Question

The eccentricity of an ellipse, with its Centre at the origin, is $\dfrac{1}{2}$. If one of the directrices is $x=4$ , then the equation of the ellipse is:

Answer 1

From the question given we have been asked to find the equation of the ellipse having Centre at the origin, with eccentricity $\dfrac{1}{2}$, and one of the directrices is $x=4$. as we know that the general equation of ellipse having centre as origin is$\dfrac{{{x}^{2}}}{{{a}^{2}}}+\dfrac{{{y}^{2}}}{{{b}^{2}}}=1$, here $a>ba>b$ because the directrix is parallel to y axis. And also, we know that the formula ${{b}^{2}}={{a}^{2}}\left( 1-{{e}^{2}} \right)$, and also, we know that the directrix x-coordinate will be equal to $\dfrac{a}{e}$. From all this we will get the equation of ellipse.

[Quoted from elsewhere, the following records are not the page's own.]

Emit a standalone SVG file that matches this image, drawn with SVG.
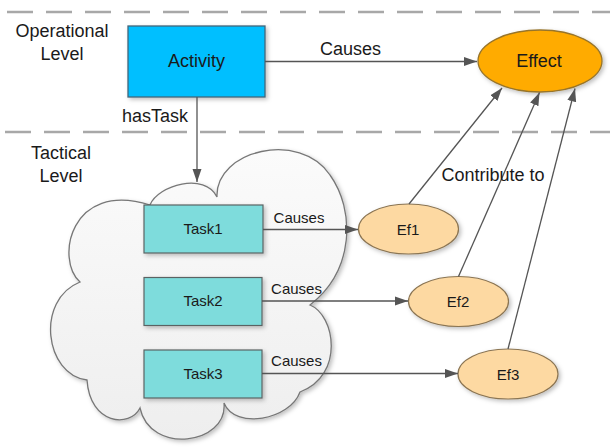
<svg xmlns="http://www.w3.org/2000/svg" width="610" height="447" viewBox="0 0 610 447">
  <style>
    .lvl { stroke: #a8a8a8; stroke-width: 2.5; stroke-dasharray: 26 13; fill: none; }
    .txt { font-family: "Liberation Sans", Arial, sans-serif; fill: #1a1a1a; }
    .big { font-size: 18px; }
    .small { font-size: 15px; }
    .conn { stroke: #555; stroke-width: 1.3; fill: none; }
    .task { fill: #7edcdc; stroke: #5a6464; stroke-width: 1.2; }
    .ef { fill: #fdd9a2; stroke: #8a7452; stroke-width: 1.2; }
  </style>
  <defs>
    <marker id="arrow" markerUnits="userSpaceOnUse" markerWidth="14" markerHeight="10" refX="13" refY="5" orient="auto">
      <path d="M0,0.5 L13,5 L0,9.5 Z" fill="#555"/>
    </marker>
    <linearGradient id="cloudFill" x1="0" y1="0" x2="0" y2="1">
      <stop offset="0" stop-color="#fbfbfb"/>
      <stop offset="1" stop-color="#eeeeee"/>
    </linearGradient>
    <filter id="shadow" x="-10%" y="-10%" width="130%" height="130%">
      <feDropShadow dx="2" dy="2" stdDeviation="2" flood-color="#000" flood-opacity="0.25"/>
    </filter>
  </defs>

  <!-- level separators -->
  <line class="lvl" x1="7" y1="12" x2="610" y2="12"/>
  <line class="lvl" x1="5" y1="132" x2="610" y2="132"/>

  <!-- level captions -->
  <g id="operational-level" class="txt big" text-anchor="middle">
    <text x="62" y="37">Operational</text>
    <text x="62" y="60">Level</text>
  </g>
  <g id="tactical-level" class="txt big" text-anchor="middle">
    <text x="61" y="159">Tactical</text>
    <text x="61" y="182">Level</text>
  </g>

  <!-- tactical cloud -->
  <g id="cloud">
    <path filter="url(#shadow)" fill="url(#cloudFill)" stroke="#777" stroke-width="1.3"
      d="M150,205 C158,185 205,172 217,197
         C215,150 300,130 330,175
         C355,210 355,270 310,305
         C335,315 345,375 300,392
         C290,420 235,430 224,403
         C228,445 150,455 140,408
         C130,428 90,425 87,380
         C45,375 35,300 80,282
         C55,260 70,180 150,205 Z"/>
  </g>

  <!-- nodes -->
  <g id="activity">
    <rect x="128" y="26" width="137" height="71" fill="#00bfff" stroke="#44667a" stroke-width="1.3" filter="url(#shadow)"/>
    <text class="txt big" x="196.5" y="67" text-anchor="middle">Activity</text>
  </g>
  <g id="effect">
    <ellipse cx="540" cy="61" rx="62" ry="31" fill="#ffab00" stroke="#97742a" stroke-width="1.3" filter="url(#shadow)"/>
    <text class="txt big" x="539" y="67" text-anchor="middle">Effect</text>
  </g>
  <g id="task1">
    <rect class="task" x="144" y="205" width="119" height="48" filter="url(#shadow)"/>
    <text class="txt small" x="203" y="234" text-anchor="middle">Task1</text>
  </g>
  <g id="task2">
    <rect class="task" x="144" y="277.5" width="118" height="48" filter="url(#shadow)"/>
    <text class="txt small" x="203" y="306" text-anchor="middle">Task2</text>
  </g>
  <g id="task3">
    <rect class="task" x="144" y="350" width="118" height="48" filter="url(#shadow)"/>
    <text class="txt small" x="203" y="379" text-anchor="middle">Task3</text>
  </g>
  <g id="ef1">
    <ellipse class="ef" cx="408.5" cy="229" rx="50" ry="25" filter="url(#shadow)"/>
    <text class="txt small" x="408" y="234.5" text-anchor="middle">Ef1</text>
  </g>
  <g id="ef2">
    <ellipse class="ef" cx="458.5" cy="301.5" rx="50" ry="25" filter="url(#shadow)"/>
    <text class="txt small" x="458" y="307" text-anchor="middle">Ef2</text>
  </g>
  <g id="ef3">
    <ellipse class="ef" cx="508" cy="374" rx="50" ry="25" filter="url(#shadow)"/>
    <text class="txt small" x="508" y="379.5" text-anchor="middle">Ef3</text>
  </g>

  <!-- connectors -->
  <g id="connectors">
    <line class="conn" x1="265" y1="61.5" x2="477" y2="61.5" marker-end="url(#arrow)"/>
    <line class="conn" x1="197" y1="97" x2="197" y2="182" marker-end="url(#arrow)"/>
    <line class="conn" x1="263" y1="229.5" x2="358" y2="229.5" marker-end="url(#arrow)"/>
    <line class="conn" x1="262" y1="301" x2="408" y2="301" marker-end="url(#arrow)"/>
    <line class="conn" x1="262" y1="373.5" x2="458" y2="373.5" marker-end="url(#arrow)"/>
    <line class="conn" x1="409" y1="204" x2="502" y2="88" marker-end="url(#arrow)"/>
    <line class="conn" x1="458.5" y1="276.5" x2="539.5" y2="92.5" marker-end="url(#arrow)"/>
    <line class="conn" x1="508" y1="349" x2="575" y2="88.5" marker-end="url(#arrow)"/>
  </g>

  <!-- connector labels -->
  <g id="labels" class="txt">
    <text class="big" x="350.5" y="55" text-anchor="middle">Causes</text>
    <text class="big" x="122" y="122">hasTask</text>
    <text class="big" x="493" y="181" text-anchor="middle">Contribute to</text>
    <text class="small" x="299" y="223" text-anchor="middle">Causes</text>
    <text class="small" x="296.5" y="294" text-anchor="middle">Causes</text>
    <text class="small" x="296.5" y="366" text-anchor="middle">Causes</text>
  </g>
</svg>
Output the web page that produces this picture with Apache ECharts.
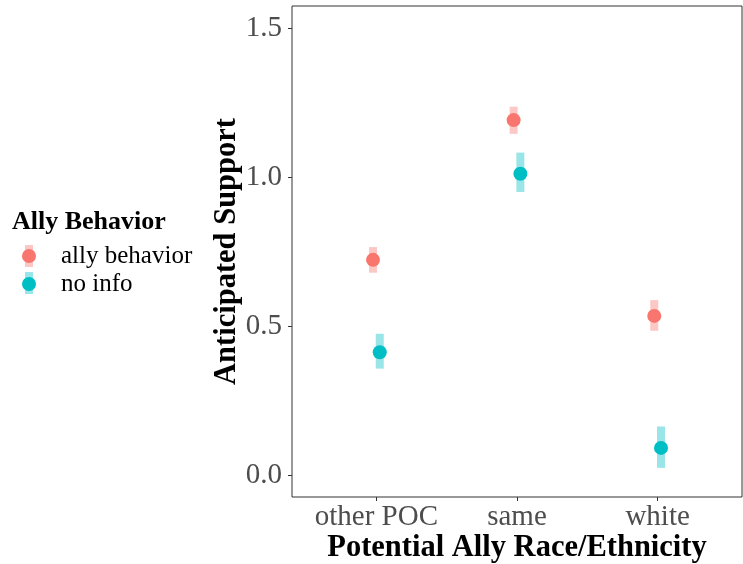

Complete step by step solution:
From the question given that the eccentricity of the ellipse having centre as origin is,
$\Rightarrow e=\dfrac{1}{2}$
And also given that the one of the directrices is
$\Rightarrow x=4$
As we know that the x-coordinate of directrix is equal to
$\Rightarrow \dfrac{a}{e}$
By this we will get the value of “a” as we know the value of e,
$\Rightarrow \dfrac{a}{e}=4$
$\Rightarrow a=4e$
$\Rightarrow a=4\times \dfrac{1}{2}$
$\Rightarrow a=2$
To find the value of “b” as we know that the formula,
$\Rightarrow {{b}^{2}}={{a}^{2}}\left( 1-{{e}^{2}} \right)$
Now, by substituting the values in their respective position we will get,
$\Rightarrow {{b}^{2}}={{\left( 2 \right)}^{2}}\left( 1-{{\left( \dfrac{1}{2} \right)}^{2}} \right)$
By simplifying further, we will get,
$\Rightarrow {{b}^{2}}=4\left( 1-\dfrac{1}{4} \right)$
$\Rightarrow {{b}^{2}}=4\left( \dfrac{3}{4} \right)$
$\Rightarrow {{b}^{2}}=3$
Therefore, we know that the general equation of the ellipse having centre as origin is,
$\Rightarrow \dfrac{{{x}^{2}}}{{{a}^{2}}}+\dfrac{{{y}^{2}}}{{{b}^{2}}}=1$
Now by substituting the values of “a” and “b”, we will get the required ellipse equation,
$\Rightarrow \dfrac{{{x}^{2}}}{4}+\dfrac{{{y}^{2}}}{3}=1$
By further simplifying we will get,
$\Rightarrow 3{{x}^{2}}+4{{y}^{2}}=12$
Therefore, this is the required ellipse equation.
The figure would be as follows.

Note: students should recall the all the formulas of ellipse before doing this problem, students should know also note that the general equation of ellipse having origin as $\left( h,k \right)$ is $\dfrac{{{\left( x-h \right)}^{2}}}{{{a}^{2}}}+\dfrac{{{\left( y-k \right)}^{2}}}{{{b}^{2}}}=1$.